Approved legislative amendment a Georgian-born citizen of EU-member state, who has permanently lived in Georgia for last 5 years (provision tailored to Ivanishvili), will enjoy all the rights and obligations envisaged by Georgia election code and law on political parties, among them to campaign and fund political parties; according to the law a person can donate maximum of GEL 60,000 to a political party per year.

Ivanishvili has said for number of times that he would not make use of constitutional amendment without having a Georgian citizenship.

Newly amended election code also envisages a provision to reflect another recent constitutional amendment according to which the minimum age for becoming an MP was reduced from 25 to 21.

In other changes, the election code now lays out principles, which an international election observation organization should meet in order to be registered to monitor Georgia’s elections; these are: “respecting Georgian legislation, sovereignty and international human rights norms; refraining from hampering the electoral process; political impartiality; financial independence from the participants of Georgia’s electoral process and transparency of financial sources; ruling out conflict of interests and observation of regulations recognized by the declaration of the key principles of international election observation”.

The emended election code now also specifies that an international election observation mission should have no more than two representatives at one polling station.

In other amendments, December 31, 2012 has been set as a date when mandate of the state-funded Voters’ List Verification Commission (VLVC) will end.
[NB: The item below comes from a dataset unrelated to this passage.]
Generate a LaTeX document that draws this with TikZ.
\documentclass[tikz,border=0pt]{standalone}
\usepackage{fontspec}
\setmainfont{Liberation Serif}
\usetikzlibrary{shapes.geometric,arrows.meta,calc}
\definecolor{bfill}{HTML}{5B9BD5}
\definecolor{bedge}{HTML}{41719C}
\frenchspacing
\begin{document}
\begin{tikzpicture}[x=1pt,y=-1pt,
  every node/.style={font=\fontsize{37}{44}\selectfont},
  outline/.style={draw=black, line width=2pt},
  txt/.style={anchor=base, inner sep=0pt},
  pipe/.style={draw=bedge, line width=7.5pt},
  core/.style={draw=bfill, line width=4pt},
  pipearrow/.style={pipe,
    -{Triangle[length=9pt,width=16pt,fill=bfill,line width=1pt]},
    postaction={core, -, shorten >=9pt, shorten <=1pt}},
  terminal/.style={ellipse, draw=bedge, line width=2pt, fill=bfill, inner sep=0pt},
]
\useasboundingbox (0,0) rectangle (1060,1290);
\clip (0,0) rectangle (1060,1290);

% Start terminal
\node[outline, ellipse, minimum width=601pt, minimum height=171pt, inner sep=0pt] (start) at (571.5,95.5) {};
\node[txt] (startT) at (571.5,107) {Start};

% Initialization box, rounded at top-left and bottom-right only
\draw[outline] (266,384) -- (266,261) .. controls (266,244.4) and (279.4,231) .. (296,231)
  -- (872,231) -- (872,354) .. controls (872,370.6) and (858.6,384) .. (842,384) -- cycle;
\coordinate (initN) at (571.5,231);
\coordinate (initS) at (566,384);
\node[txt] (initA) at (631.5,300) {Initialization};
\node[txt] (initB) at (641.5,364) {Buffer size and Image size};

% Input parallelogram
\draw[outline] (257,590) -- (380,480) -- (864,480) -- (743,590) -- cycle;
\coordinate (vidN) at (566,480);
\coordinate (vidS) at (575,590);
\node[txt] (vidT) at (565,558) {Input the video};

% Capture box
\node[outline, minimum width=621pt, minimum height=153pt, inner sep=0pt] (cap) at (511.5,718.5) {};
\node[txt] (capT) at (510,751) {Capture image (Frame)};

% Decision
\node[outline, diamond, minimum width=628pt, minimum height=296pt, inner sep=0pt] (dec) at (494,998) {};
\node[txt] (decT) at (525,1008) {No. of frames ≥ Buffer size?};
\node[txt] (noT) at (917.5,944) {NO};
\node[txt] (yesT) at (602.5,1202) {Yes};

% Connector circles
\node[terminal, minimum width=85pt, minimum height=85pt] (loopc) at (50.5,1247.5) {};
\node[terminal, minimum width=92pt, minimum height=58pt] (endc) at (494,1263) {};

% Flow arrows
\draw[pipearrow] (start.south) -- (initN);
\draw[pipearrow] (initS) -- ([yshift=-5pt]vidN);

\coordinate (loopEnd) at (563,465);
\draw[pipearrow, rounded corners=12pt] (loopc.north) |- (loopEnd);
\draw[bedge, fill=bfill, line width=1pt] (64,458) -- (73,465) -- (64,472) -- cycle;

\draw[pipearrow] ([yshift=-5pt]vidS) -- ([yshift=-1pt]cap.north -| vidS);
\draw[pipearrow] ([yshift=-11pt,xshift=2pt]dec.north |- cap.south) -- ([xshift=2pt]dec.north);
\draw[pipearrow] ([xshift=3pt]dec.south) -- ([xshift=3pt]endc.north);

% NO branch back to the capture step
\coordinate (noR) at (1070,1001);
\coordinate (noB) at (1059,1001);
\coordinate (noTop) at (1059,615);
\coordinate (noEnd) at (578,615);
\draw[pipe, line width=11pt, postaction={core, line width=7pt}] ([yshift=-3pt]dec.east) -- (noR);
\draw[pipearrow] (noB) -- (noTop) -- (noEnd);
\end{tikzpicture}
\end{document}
According to the amendments to the election code, VLVC will be given right to carry out verification process of the list on the election day too. VLVC has carried out door-to-door verification of the voters’ list.

Passed amendments also envisage inclusion of so called “deregistered” voters and those incorrectly registered to specific addresses in the unified voters’ list – the move, which has triggered concern of local election observer organizations. Both of these categories of voters will be able, according to the amendment, to cast ballot in both proportional and majoritarian elections. According to VLVC there are about 80,000 of such voters.

“Deregistered” voters are those who have been removed from a specific address after flat owners on that specific address found out that individual, or in some cases several individuals, were wrongly registered to their addresses.

The problem of “deregistered” and incorrectly registered voters was one of the serious sources of controversy related to voters’ lists ahead of the 2010 local elections. At the time it was decided to allow “deregistered” voters to cast ballot, but only in proportional, party-list system and not in a majoritarian contest in single-mandate constituencies. At the time only those “deregistered” voters were able to cast ballot, who applied for inclusion in the voters’ list in advance of election day and the right to vote were not automatically granted to all of them.

In a joint statement on June 22 International Society for Fair Elections and Democracy (ISFED); Georgian Young Lawyers’ Association and Transparency International Georgia said, that automatically enlisting such individuals in the voter registry was not contributing to development of an accurate voters’ list.